_Task brief_
Word for word, restate every line of the material.

··· Information supplied

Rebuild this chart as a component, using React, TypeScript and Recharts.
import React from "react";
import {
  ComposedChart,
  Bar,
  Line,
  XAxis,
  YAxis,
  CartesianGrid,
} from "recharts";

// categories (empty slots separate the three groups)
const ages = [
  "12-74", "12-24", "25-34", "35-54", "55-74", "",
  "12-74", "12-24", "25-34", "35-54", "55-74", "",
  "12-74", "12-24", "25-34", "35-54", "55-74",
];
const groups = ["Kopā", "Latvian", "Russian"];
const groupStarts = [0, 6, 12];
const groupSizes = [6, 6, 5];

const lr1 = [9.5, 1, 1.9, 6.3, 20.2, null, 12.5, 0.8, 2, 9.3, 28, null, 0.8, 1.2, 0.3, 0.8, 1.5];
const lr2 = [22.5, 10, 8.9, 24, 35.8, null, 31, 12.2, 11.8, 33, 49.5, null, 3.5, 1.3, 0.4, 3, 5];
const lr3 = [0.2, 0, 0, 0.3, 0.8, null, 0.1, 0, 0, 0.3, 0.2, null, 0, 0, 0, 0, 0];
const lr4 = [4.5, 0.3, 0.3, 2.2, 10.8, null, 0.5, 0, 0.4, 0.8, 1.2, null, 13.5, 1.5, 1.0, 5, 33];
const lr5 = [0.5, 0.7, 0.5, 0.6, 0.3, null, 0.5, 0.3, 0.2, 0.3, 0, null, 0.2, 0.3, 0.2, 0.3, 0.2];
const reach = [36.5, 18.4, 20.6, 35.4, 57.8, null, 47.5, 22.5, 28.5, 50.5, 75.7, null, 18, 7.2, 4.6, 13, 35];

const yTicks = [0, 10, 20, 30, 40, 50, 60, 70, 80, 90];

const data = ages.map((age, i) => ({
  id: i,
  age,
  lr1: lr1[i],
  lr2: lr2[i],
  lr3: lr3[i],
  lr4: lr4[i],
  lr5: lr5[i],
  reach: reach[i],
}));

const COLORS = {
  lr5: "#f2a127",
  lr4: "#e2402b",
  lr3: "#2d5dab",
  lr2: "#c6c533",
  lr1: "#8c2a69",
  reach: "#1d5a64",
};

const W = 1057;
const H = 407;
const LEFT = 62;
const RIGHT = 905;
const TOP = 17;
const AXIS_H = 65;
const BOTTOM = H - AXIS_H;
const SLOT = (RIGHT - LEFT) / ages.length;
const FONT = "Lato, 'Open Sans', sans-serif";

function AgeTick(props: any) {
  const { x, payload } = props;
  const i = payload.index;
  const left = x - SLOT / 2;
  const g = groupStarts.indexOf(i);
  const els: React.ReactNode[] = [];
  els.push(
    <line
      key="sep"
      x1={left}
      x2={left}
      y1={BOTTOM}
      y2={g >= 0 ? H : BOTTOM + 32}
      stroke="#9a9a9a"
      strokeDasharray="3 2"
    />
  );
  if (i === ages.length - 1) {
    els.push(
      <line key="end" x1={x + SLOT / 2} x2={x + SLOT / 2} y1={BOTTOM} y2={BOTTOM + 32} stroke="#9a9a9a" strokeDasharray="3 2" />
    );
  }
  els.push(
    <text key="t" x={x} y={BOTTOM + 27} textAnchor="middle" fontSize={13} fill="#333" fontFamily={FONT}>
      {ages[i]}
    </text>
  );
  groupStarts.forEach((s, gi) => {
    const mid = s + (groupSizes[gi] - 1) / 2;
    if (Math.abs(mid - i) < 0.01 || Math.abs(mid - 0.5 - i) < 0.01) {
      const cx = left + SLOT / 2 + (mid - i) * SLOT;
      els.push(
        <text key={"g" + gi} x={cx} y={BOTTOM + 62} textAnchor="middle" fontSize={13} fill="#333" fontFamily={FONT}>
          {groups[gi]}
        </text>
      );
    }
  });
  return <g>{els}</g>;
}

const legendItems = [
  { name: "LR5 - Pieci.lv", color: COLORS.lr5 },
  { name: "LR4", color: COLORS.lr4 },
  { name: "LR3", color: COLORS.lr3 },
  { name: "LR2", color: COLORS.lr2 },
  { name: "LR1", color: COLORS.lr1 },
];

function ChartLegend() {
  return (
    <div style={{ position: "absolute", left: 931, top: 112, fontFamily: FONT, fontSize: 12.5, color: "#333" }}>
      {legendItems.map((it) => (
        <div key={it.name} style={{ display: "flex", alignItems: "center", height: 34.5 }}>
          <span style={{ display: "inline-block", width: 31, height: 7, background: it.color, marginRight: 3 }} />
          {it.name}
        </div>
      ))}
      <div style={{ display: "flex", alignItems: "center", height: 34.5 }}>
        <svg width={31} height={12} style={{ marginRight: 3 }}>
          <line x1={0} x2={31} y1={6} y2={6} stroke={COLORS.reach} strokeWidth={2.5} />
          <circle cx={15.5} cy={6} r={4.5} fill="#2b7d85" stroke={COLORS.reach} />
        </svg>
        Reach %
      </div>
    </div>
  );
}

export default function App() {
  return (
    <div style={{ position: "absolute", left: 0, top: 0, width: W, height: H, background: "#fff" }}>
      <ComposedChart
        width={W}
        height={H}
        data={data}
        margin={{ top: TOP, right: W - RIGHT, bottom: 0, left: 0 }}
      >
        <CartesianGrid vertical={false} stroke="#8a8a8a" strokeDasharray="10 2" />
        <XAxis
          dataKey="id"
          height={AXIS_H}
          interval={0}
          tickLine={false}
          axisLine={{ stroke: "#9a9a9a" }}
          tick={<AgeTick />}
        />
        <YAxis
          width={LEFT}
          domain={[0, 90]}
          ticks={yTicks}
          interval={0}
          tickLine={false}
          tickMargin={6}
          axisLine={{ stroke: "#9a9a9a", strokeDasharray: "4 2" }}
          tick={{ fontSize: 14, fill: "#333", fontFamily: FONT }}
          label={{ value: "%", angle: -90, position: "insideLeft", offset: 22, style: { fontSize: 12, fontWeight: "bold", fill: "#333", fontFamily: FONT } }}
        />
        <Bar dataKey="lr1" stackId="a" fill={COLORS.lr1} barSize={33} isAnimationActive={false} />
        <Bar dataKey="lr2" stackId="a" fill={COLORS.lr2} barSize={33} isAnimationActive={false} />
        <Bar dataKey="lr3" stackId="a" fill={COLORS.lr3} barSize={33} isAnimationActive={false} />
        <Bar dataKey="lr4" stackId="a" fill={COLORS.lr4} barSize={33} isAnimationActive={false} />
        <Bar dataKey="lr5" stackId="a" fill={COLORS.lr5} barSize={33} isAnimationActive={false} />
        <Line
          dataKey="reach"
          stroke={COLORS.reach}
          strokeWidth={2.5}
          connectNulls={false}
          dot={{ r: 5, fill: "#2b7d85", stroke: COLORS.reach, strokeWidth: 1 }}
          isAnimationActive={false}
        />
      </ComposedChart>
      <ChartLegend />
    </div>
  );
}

······

_Right answer_
Rebuild this chart as a component, using React, TypeScript and Recharts.
import React from "react";
import {
  ComposedChart,
  Bar,
  Line,
  XAxis,
  YAxis,
  CartesianGrid,
} from "recharts";

// categories (empty slots separate the three groups)
const ages = [
  "12-74", "12-24", "25-34", "35-54", "55-74", "",
  "12-74", "12-24", "25-34", "35-54", "55-74", "",
  "12-74", "12-24", "25-34", "35-54", "55-74",
];
const groups = ["Kopā", "Latvian", "Russian"];
const groupStarts = [0, 6, 12];
const groupSizes = [6, 6, 5];

const lr1 = [9.5, 1, 1.9, 6.3, 20.2, null, 12.5, 0.8, 2, 9.3, 28, null, 0.8, 1.2, 0.3, 0.8, 1.5];
const lr2 = [22.5, 10, 8.9, 24, 35.8, null, 31, 12.2, 11.8, 33, 49.5, null, 3.5, 1.3, 0.4, 3, 5];
const lr3 = [0.2, 0, 0, 0.3, 0.8, null, 0.1, 0, 0, 0.3, 0.2, null, 0, 0, 0, 0, 0];
const lr4 = [4.5, 0.3, 0.3, 2.2, 10.8, null, 0.5, 0, 0.4, 0.8, 1.2, null, 13.5, 1.5, 1.0, 5, 33];
const lr5 = [0.5, 0.7, 0.5, 0.6, 0.3, null, 0.5, 0.3, 0.2, 0.3, 0, null, 0.2, 0.3, 0.2, 0.3, 0.2];
const reach = [36.5, 18.4, 20.6, 35.4, 57.8, null, 47.5, 22.5, 28.5, 50.5, 75.7, null, 18, 7.2, 4.6, 13, 35];

const yTicks = [0, 10, 20, 30, 40, 50, 60, 70, 80, 90];

const data = ages.map((age, i) => ({
  id: i,
  age,
  lr1: lr1[i],
  lr2: lr2[i],
  lr3: lr3[i],
  lr4: lr4[i],
  lr5: lr5[i],
  reach: reach[i],
}));

const COLORS = {
  lr5: "#f2a127",
  lr4: "#e2402b",
  lr3: "#2d5dab",
  lr2: "#c6c533",
  lr1: "#8c2a69",
  reach: "#1d5a64",
};

const W = 1057;
const H = 407;
const LEFT = 62;
const RIGHT = 905;
const TOP = 17;
const AXIS_H = 65;
const BOTTOM = H - AXIS_H;
const SLOT = (RIGHT - LEFT) / ages.length;
const FONT = "Lato, 'Open Sans', sans-serif";

function AgeTick(props: any) {
  const { x, payload } = props;
  const i = payload.index;
  const left = x - SLOT / 2;
  const g = groupStarts.indexOf(i);
  const els: React.ReactNode[] = [];
  els.push(
    <line
      key="sep"
      x1={left}
      x2={left}
      y1={BOTTOM}
      y2={g >= 0 ? H : BOTTOM + 32}
      stroke="#9a9a9a"
      strokeDasharray="3 2"
    />
  );
  if (i === ages.length - 1) {
    els.push(
      <line key="end" x1={x + SLOT / 2} x2={x + SLOT / 2} y1={BOTTOM} y2={BOTTOM + 32} stroke="#9a9a9a" strokeDasharray="3 2" />
    );
  }
  els.push(
    <text key="t" x={x} y={BOTTOM + 27} textAnchor="middle" fontSize={13} fill="#333" fontFamily={FONT}>
      {ages[i]}
    </text>
  );
  groupStarts.forEach((s, gi) => {
    const mid = s + (groupSizes[gi] - 1) / 2;
    if (Math.abs(mid - i) < 0.01 || Math.abs(mid - 0.5 - i) < 0.01) {
      const cx = left + SLOT / 2 + (mid - i) * SLOT;
      els.push(
        <text key={"g" + gi} x={cx} y={BOTTOM + 62} textAnchor="middle" fontSize={13} fill="#333" fontFamily={FONT}>
          {groups[gi]}
        </text>
      );
    }
  });
  return <g>{els}</g>;
}

const legendItems = [
  { name: "LR5 - Pieci.lv", color: COLORS.lr5 },
  { name: "LR4", color: COLORS.lr4 },
  { name: "LR3", color: COLORS.lr3 },
  { name: "LR2", color: COLORS.lr2 },
  { name: "LR1", color: COLORS.lr1 },
];

function ChartLegend() {
  return (
    <div style={{ position: "absolute", left: 931, top: 112, fontFamily: FONT, fontSize: 12.5, color: "#333" }}>
      {legendItems.map((it) => (
        <div key={it.name} style={{ display: "flex", alignItems: "center", height: 34.5 }}>
          <span style={{ display: "inline-block", width: 31, height: 7, background: it.color, marginRight: 3 }} />
          {it.name}
        </div>
      ))}
      <div style={{ display: "flex", alignItems: "center", height: 34.5 }}>
        <svg width={31} height={12} style={{ marginRight: 3 }}>
          <line x1={0} x2={31} y1={6} y2={6} stroke={COLORS.reach} strokeWidth={2.5} />
          <circle cx={15.5} cy={6} r={4.5} fill="#2b7d85" stroke={COLORS.reach} />
        </svg>
        Reach %
      </div>
    </div>
  );
}

export default function App() {
  return (
    <div style={{ position: "absolute", left: 0, top: 0, width: W, height: H, background: "#fff" }}>
      <ComposedChart
        width={W}
        height={H}
        data={data}
        margin={{ top: TOP, right: W - RIGHT, bottom: 0, left: 0 }}
      >
        <CartesianGrid vertical={false} stroke="#8a8a8a" strokeDasharray="10 2" />
        <XAxis
          dataKey="id"
          height={AXIS_H}
          interval={0}
          tickLine={false}
          axisLine={{ stroke: "#9a9a9a" }}
          tick={<AgeTick />}
        />
        <YAxis
          width={LEFT}
          domain={[0, 90]}
          ticks={yTicks}
          interval={0}
          tickLine={false}
          tickMargin={6}
          axisLine={{ stroke: "#9a9a9a", strokeDasharray: "4 2" }}
          tick={{ fontSize: 14, fill: "#333", fontFamily: FONT }}
          label={{ value: "%", angle: -90, position: "insideLeft", offset: 22, style: { fontSize: 12, fontWeight: "bold", fill: "#333", fontFamily: FONT } }}
        />
        <Bar dataKey="lr1" stackId="a" fill={COLORS.lr1} barSize={33} isAnimationActive={false} />
        <Bar dataKey="lr2" stackId="a" fill={COLORS.lr2} barSize={33} isAnimationActive={false} />
        <Bar dataKey="lr3" stackId="a" fill={COLORS.lr3} barSize={33} isAnimationActive={false} />
        <Bar dataKey="lr4" stackId="a" fill={COLORS.lr4} barSize={33} isAnimationActive={false} />
        <Bar dataKey="lr5" stackId="a" fill={COLORS.lr5} barSize={33} isAnimationActive={false} />
        <Line
          dataKey="reach"
          stroke={COLORS.reach}
          strokeWidth={2.5}
          connectNulls={false}
          dot={{ r: 5, fill: "#2b7d85", stroke: COLORS.reach, strokeWidth: 1 }}
          isAnimationActive={false}
        />
      </ComposedChart>
      <ChartLegend />
    </div>
  );
}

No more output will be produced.